Other warriors have trouble with other slots: we have a DPS warrior who somehow always manages to disconnect or switch out for someone else just before a ring drops. He's using the badge ring and the heroic expertise ring because he hasn't seen a ring upgrade in raiding from early December to now. Last night, he got stomach flu and had to log off just before we killed Thorim, which meant we all knew I'd be picking up a ring, and so I did.
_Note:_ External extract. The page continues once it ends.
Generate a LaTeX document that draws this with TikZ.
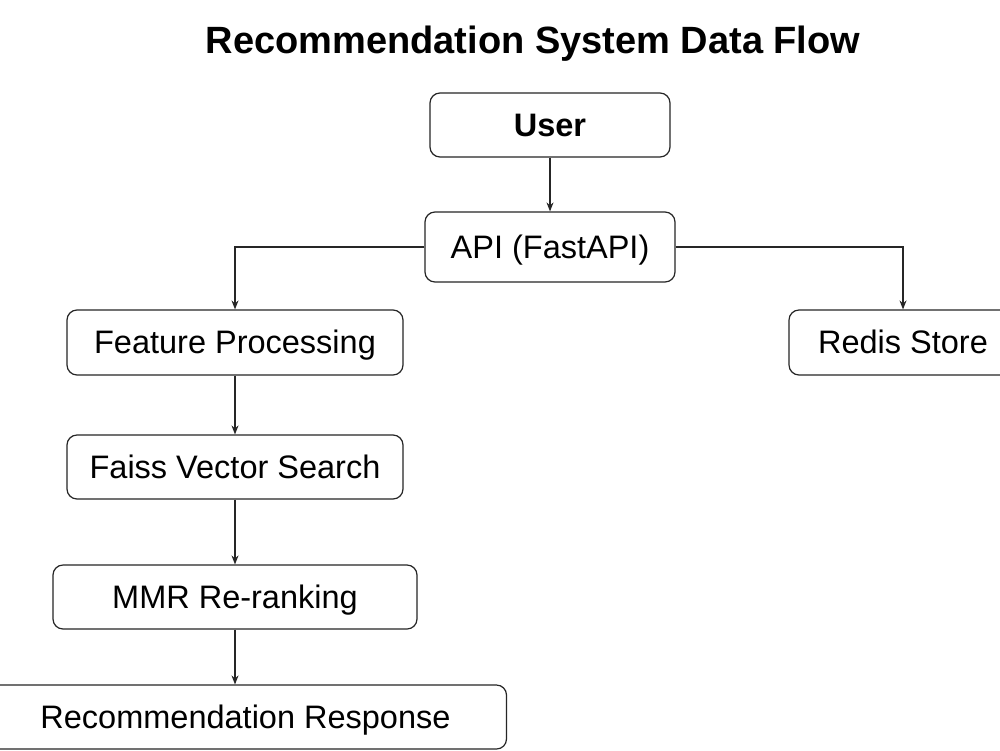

Meanwhile, an old friend of mine who raids on the same server in another guild is still using the shield out of heroic Caverns of Time because the only shields that ever drop for him are caster shields. (I'm still using it too, because I pass on tank gear unless it's going to get sharded.) It's easy to get superstitious about loot drops when you're a warrior: no amount of people saying 'random loot is random' will ease that nagging voice in the back of your mind telling you that the gear isn't dropping because it knows you're there. I still go back to Naxx hoping that damn Betrayer will drop, and in months and months of killing Kel'Thuzad I've not seen it. It's frustrating because there's nothing you can do: there's no option you can go spend emblems on, there's notthing to be done but wait and hope the upgrade eventually drops in a sea of gear you can't make any use out of at all. (I'm aware that when plate drops over and over again that the vast majority of WoW players just see shards waiting to be DE'd.)

In the end, the gear system will always be maddening and designed to keep you coming back week in, week out once the instances are cleared, hoping for that one last elusive BiS drop. Warriors will always be locked in this cycle of boom or bust, seeing gear that took them weeks or months to farm elevate their abilities and then suddenly their talents will be changed to make them desperately scrabble to wrench new gear from the next instance. It's the nature of the beast. Still, I'd not complain if there were a few more options at the Emblem of Conquest vendor.